A naked woman paces the
floor of her bedroom, desperate for something just outside her window. A young
man comes home after finishing college, terrified but too polite to tell
anyone. A black detective waits at a train station in the deep South, soon to
be a murder suspect because of the color of his skin. An aging couple gets
unexpected news from their daughter, forcing them to confront prejudices they
built their lives on not having. And a man in a top hat sings a love song to a
seal before tossing it over a cliff.

From such beginnings came
the Best Picture nominees of the 1967 Academy Awards: Bonnie And Clyde, The Graduate, In The
Heat Of The Night, Guess Who's Coming To Dinner
, and the ill-fated Dr.
Dolittle.
In Pictures At A Revolution: Five Movies And The Birth Of The New Hollywood, Entertainment Weekly writer-editor Mark Harris
details the history of each film, and through them explores a Hollywood in
transition. From directors inspired by French New Wave auteurs like François
Truffaut and Jean-Luc Godard to studio moguls desperate to ape the success of
big-budget musicals like My Fair Lady, it was a period of contradiction, when Bob
Hope could crack bad jokes about race relations while the country's biggest
box-office draw, Sidney Poitier, squirmed in the audience.

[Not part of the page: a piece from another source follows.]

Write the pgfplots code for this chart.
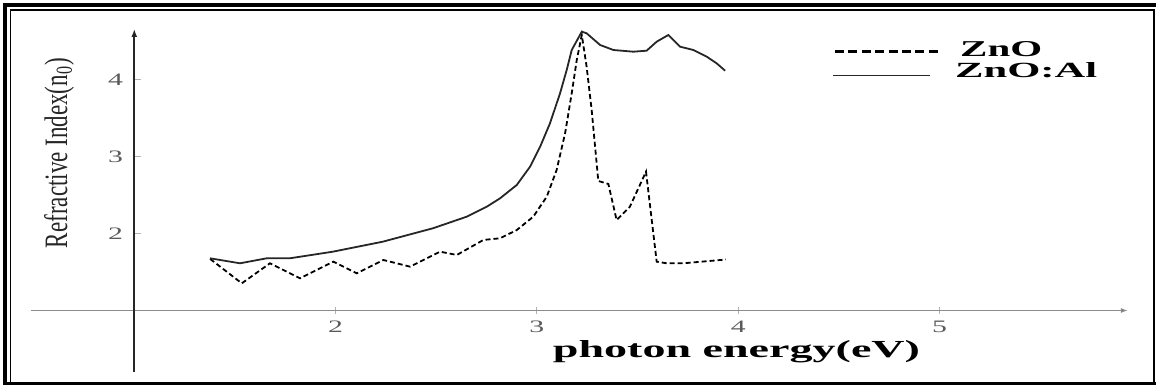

Change was
inevitable; the only question was whose back would hit the wall first.

Books about the movies
generally fall into two camps: Either filmmaking is the most fun a person can
have without bubblegum, or else it's such a debilitating process that it's amazing
anything worth watching ever gets made. Harris has it both ways. Instead of
focusing on the movies individually, he wisely chooses to document all five at
once, mixing the inspirations for Bonnie's screenplay with Rex Harrison's drunken
antics on the set of Dolittle, and the final shooting days of Spencer Tracy. The
result is a seamless history of an industry caught between the conservatism of
the old and the jittery frustration of the new. It's a terrific read that
provides context without settling for easy answers; like the best movies, it
tells the truth, and leaves interpretation to the audience.